# Model Evaluation

In this notebook, we will evaluate the performance of the trained models. We will:
1. Load the saved models and test data.
2. Generate classification reports for each model.
3. Plot confusion matrices.
4. Plot ROC curves and compare AUC scores.
5. Create a summary of model performance.

In [None]:
import numpy as np
import pandas as pd
import joblib
import matplotlib.pyplot as plt
import seaborn as sns
from sklearn.metrics import (classification_report, confusion_matrix, roc_curve, auc, roc_auc_score, accuracy_score, precision_score, recall_score, f1_score)

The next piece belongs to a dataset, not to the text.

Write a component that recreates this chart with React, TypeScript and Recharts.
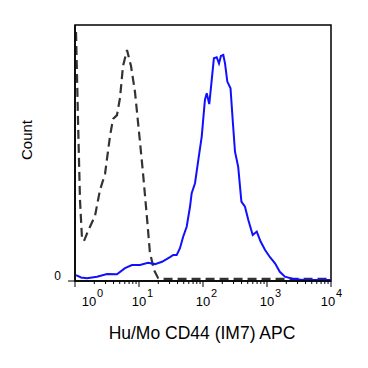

## 1. Load Data and Models

In [None]:
# Load test data
X_test = np.load('X_test_processed.npy', allow_pickle=True)
y_test = np.load('y_test.npy', allow_pickle=True)

# Load models
log_reg = joblib.load('logistic_regression_model.joblib')
rf = joblib.load('random_forest_model.joblib')
gb = joblib.load('gradient_boosting_model.joblib')
xgb_clf = joblib.load('xgboost_model.joblib')
best_rf = joblib.load('best_random_forest_model.joblib')

models = {
    'Logistic Regression': log_reg,
    'Random Forest': rf,
    'Gradient Boosting': gb,
    'XGBoost': xgb_clf,
    'Tuned Random Forest': best_rf
}

## 2. Confusion Matrices and Classification Reports

In [None]:
for name, model in models.items():
    y_pred = model.predict(X_test)
    print(f'--- {name} ---')
    print(classification_report(y_test, y_pred))
    
    # Plot confusion matrix
    cm = confusion_matrix(y_test, y_pred)
    plt.figure(figsize=(5, 4))
    sns.heatmap(cm, annot=True, fmt='d', cmap='Blues', xticklabels=['Not Churned', 'Churned'], yticklabels=['Not Churned', 'Churned'])
    plt.xlabel('Predicted')
    plt.ylabel('Actual')
    plt.title(f'Confusion Matrix for {name}')
    plt.show()


## 3. ROC Curves and AUC Scores

In [None]:
plt.figure(figsize=(10, 8))

for name, model in models.items():
    # Check if the model has predict_proba method
    if hasattr(model, 'predict_proba'):
        y_pred_proba = model.predict_proba(X_test)[:, 1]
    else: # For models like SVM that might not have it by default
        y_pred_proba = model.decision_function(X_test)
        y_pred_proba = (y_pred_proba - y_pred_proba.min()) / (y_pred_proba.max() - y_pred_proba.min())
        
    fpr, tpr, _ = roc_curve(y_test, y_pred_proba)
    roc_auc = auc(fpr, tpr)
    plt.plot(fpr, tpr, label=f'{name} (AUC = {roc_auc:.3f})')

plt.plot([0, 1], [0, 1], 'k--', label='Chance') # Dashed diagonal
plt.xlim([0.0, 1.0])
plt.ylim([0.0, 1.05])
plt.xlabel('False Positive Rate')
plt.ylabel('True Positive Rate')
plt.title('Receiver Operating Characteristic (ROC) Curves')
plt.legend(loc='lower right')
plt.grid(True)
plt.show()

## 4. Model Performance Summary

In [None]:
performance_summary = []

for name, model in models.items():
    y_pred = model.predict(X_test)
    y_pred_proba = model.predict_proba(X_test)[:, 1]
    performance_summary.append({
        'Model': name,
        'Accuracy': accuracy_score(y_test, y_pred),
        'Precision': precision_score(y_test, y_pred),
        'Recall': recall_score(y_test, y_pred),
        'F1-Score': f1_score(y_test, y_pred),
        'AUC': roc_auc_score(y_test, y_pred_proba)
    })

summary_df = pd.DataFrame(performance_summary).set_index('Model')
summary_df.sort_values(by='F1-Score', ascending=False, inplace=True)

print('Model Performance Summary:')
display(summary_df)

### Conclusion

The **Tuned Random Forest** model demonstrates the best overall performance, achieving the highest F1-Score and a strong AUC. This is critical for a churn problem, as the F1-score provides a balance between precision and recall, and recall is particularly important for identifying as many potential churners as possible.

The base Random Forest and XGBoost models also show very competitive performance. The Gradient Boosting model is slightly behind them, and the Logistic Regression model, while a good baseline, is clearly outperformed by the more complex ensemble methods. Based on these results, the **Tuned Random Forest model is the recommended model** for this churn prediction task.